What the exercise asks:
Find each line with the string "this" and copy it.
=======
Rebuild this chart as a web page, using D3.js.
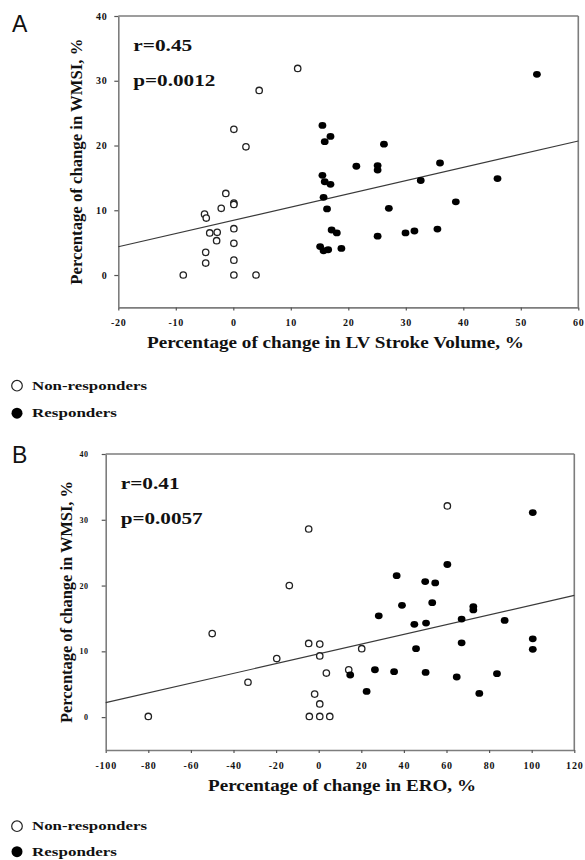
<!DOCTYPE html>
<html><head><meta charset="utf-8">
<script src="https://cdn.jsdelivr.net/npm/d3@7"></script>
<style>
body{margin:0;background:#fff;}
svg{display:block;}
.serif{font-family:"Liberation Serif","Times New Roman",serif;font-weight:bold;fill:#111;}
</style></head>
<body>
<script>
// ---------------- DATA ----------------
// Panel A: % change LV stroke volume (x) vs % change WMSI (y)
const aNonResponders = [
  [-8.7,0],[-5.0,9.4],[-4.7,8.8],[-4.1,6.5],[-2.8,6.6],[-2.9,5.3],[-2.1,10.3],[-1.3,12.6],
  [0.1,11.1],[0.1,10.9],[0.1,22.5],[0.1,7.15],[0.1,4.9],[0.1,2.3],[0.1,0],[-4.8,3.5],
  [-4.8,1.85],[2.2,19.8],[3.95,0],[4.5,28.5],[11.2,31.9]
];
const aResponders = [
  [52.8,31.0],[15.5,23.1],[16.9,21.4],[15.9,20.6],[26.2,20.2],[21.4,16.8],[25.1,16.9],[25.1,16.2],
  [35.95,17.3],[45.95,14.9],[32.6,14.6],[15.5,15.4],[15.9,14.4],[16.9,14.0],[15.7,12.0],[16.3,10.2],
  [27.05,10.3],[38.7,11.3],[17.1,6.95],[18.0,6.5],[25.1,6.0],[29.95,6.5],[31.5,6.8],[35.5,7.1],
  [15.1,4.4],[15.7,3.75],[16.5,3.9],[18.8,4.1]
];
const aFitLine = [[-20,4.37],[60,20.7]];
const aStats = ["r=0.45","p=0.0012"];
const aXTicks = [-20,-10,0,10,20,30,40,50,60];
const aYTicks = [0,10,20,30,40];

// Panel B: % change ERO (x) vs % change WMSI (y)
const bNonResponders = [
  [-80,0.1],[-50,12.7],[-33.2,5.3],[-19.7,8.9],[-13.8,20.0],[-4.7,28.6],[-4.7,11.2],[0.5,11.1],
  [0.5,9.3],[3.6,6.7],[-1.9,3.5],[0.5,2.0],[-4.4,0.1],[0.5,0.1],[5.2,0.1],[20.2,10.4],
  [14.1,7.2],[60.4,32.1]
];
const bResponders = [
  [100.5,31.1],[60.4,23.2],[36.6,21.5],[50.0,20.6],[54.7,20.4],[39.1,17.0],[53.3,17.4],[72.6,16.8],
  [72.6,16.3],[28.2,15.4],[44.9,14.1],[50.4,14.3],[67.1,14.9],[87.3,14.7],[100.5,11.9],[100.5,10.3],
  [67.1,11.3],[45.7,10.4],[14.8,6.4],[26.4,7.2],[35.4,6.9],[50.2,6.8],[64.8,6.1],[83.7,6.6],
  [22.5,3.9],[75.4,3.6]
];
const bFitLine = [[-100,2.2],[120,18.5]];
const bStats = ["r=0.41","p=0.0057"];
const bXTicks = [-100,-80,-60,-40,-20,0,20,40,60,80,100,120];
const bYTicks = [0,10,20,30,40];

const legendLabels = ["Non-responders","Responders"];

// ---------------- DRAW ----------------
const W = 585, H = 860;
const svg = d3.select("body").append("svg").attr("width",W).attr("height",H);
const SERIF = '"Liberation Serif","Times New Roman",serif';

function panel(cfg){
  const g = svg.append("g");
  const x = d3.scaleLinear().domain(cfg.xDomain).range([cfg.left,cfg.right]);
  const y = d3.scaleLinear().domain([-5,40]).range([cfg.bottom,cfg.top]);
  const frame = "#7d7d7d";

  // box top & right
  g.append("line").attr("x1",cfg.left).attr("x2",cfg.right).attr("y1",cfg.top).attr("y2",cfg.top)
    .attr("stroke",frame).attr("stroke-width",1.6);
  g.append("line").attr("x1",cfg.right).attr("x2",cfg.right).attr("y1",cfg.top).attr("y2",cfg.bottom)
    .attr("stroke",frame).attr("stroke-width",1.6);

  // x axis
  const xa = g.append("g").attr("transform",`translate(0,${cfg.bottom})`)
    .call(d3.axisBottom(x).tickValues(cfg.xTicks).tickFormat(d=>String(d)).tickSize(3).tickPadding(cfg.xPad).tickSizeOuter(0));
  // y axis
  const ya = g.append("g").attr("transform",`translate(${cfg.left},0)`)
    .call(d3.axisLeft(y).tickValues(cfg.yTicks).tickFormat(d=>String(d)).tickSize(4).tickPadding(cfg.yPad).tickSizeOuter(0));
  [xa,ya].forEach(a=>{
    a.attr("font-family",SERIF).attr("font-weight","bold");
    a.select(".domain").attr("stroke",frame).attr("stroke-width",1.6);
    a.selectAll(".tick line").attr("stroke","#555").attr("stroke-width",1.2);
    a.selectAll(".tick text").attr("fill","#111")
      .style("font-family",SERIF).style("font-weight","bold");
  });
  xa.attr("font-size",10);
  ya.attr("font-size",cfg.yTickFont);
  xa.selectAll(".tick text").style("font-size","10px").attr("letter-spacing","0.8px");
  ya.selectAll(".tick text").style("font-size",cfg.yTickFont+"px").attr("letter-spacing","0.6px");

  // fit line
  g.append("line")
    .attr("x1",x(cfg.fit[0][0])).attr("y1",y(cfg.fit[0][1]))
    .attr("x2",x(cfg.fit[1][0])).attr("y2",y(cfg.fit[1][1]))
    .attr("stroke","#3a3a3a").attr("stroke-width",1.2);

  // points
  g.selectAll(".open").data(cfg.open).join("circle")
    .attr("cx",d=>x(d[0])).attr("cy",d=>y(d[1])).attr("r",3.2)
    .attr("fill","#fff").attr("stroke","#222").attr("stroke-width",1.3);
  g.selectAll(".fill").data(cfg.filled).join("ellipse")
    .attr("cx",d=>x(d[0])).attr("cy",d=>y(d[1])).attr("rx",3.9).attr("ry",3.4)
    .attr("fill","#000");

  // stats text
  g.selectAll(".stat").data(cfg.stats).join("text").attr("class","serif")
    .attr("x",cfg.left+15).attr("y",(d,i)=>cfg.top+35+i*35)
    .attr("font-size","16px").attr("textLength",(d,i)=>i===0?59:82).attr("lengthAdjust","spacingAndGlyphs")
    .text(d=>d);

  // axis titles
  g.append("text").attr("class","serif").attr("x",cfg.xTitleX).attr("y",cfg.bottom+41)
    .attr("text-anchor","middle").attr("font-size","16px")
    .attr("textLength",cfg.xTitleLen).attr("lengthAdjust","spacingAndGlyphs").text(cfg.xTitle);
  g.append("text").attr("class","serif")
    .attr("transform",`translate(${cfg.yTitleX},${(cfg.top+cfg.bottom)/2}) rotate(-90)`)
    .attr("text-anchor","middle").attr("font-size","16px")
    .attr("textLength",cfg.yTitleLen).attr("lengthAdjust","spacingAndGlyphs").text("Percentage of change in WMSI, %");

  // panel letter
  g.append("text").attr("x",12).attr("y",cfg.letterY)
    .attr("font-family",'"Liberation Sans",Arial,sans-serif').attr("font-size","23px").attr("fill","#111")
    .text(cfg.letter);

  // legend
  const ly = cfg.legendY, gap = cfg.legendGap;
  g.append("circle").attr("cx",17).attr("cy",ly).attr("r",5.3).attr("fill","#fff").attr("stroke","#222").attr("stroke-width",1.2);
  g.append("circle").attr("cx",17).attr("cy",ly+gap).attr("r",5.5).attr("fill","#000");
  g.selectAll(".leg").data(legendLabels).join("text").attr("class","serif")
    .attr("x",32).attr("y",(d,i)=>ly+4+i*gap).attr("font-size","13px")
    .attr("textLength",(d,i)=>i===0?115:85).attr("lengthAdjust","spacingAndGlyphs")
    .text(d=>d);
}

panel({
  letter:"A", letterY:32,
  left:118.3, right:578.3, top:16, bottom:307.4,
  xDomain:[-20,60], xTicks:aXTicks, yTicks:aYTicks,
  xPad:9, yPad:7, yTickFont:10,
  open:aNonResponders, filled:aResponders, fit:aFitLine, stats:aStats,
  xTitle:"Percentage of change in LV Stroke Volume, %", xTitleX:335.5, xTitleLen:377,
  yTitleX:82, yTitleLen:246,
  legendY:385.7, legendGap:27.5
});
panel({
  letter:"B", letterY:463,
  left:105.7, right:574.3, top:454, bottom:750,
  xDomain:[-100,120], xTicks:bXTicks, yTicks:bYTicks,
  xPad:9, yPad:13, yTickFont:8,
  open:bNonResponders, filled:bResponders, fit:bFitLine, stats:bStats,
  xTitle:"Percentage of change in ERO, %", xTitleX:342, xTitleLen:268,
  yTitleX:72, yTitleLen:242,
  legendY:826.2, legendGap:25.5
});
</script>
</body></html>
=======
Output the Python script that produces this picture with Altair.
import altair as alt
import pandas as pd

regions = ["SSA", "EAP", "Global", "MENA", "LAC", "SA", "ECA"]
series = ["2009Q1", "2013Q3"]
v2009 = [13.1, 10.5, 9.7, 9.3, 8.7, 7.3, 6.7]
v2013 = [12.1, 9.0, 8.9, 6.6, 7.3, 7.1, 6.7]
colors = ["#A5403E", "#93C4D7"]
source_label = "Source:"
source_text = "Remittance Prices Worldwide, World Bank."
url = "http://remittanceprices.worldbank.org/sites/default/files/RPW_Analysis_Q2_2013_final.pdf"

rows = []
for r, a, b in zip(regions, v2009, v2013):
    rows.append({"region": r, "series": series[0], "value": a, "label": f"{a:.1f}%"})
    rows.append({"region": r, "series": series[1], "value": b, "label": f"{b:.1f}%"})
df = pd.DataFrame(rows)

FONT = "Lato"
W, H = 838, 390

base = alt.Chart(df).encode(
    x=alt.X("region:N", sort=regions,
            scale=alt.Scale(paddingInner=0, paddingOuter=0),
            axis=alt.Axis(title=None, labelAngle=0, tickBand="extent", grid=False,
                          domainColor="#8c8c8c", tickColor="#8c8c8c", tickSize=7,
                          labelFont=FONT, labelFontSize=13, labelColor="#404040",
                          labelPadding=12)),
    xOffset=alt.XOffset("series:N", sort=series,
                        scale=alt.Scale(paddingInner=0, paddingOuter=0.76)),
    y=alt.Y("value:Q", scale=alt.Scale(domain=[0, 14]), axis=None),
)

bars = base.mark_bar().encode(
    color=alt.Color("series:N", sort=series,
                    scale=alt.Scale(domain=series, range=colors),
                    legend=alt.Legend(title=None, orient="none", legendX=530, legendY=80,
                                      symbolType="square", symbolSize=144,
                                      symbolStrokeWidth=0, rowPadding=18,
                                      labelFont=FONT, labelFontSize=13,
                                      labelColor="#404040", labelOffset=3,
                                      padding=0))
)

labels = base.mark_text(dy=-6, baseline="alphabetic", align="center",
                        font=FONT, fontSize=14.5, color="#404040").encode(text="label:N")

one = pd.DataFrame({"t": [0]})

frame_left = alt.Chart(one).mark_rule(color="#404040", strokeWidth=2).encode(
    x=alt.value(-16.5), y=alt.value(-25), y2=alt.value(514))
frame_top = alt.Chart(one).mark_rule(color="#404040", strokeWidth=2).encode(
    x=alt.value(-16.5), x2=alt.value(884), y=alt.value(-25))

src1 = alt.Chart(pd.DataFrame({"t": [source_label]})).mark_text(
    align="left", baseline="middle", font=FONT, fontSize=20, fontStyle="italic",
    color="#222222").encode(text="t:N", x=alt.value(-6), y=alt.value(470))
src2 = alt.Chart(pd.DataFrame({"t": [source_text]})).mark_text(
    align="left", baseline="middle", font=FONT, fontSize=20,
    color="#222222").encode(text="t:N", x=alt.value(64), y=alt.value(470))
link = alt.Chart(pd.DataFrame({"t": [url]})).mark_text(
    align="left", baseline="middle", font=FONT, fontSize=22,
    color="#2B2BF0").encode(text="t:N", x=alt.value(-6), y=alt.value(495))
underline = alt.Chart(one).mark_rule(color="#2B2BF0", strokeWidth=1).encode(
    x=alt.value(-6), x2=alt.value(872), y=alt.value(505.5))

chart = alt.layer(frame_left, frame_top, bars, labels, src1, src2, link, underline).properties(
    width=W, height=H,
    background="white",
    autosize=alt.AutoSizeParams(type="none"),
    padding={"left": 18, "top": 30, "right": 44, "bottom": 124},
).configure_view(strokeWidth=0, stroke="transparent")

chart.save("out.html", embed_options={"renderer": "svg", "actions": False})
=======
Exercise solution:
Rebuild this chart as a web page, using D3.js.
Output the Python script that produces this picture with Altair.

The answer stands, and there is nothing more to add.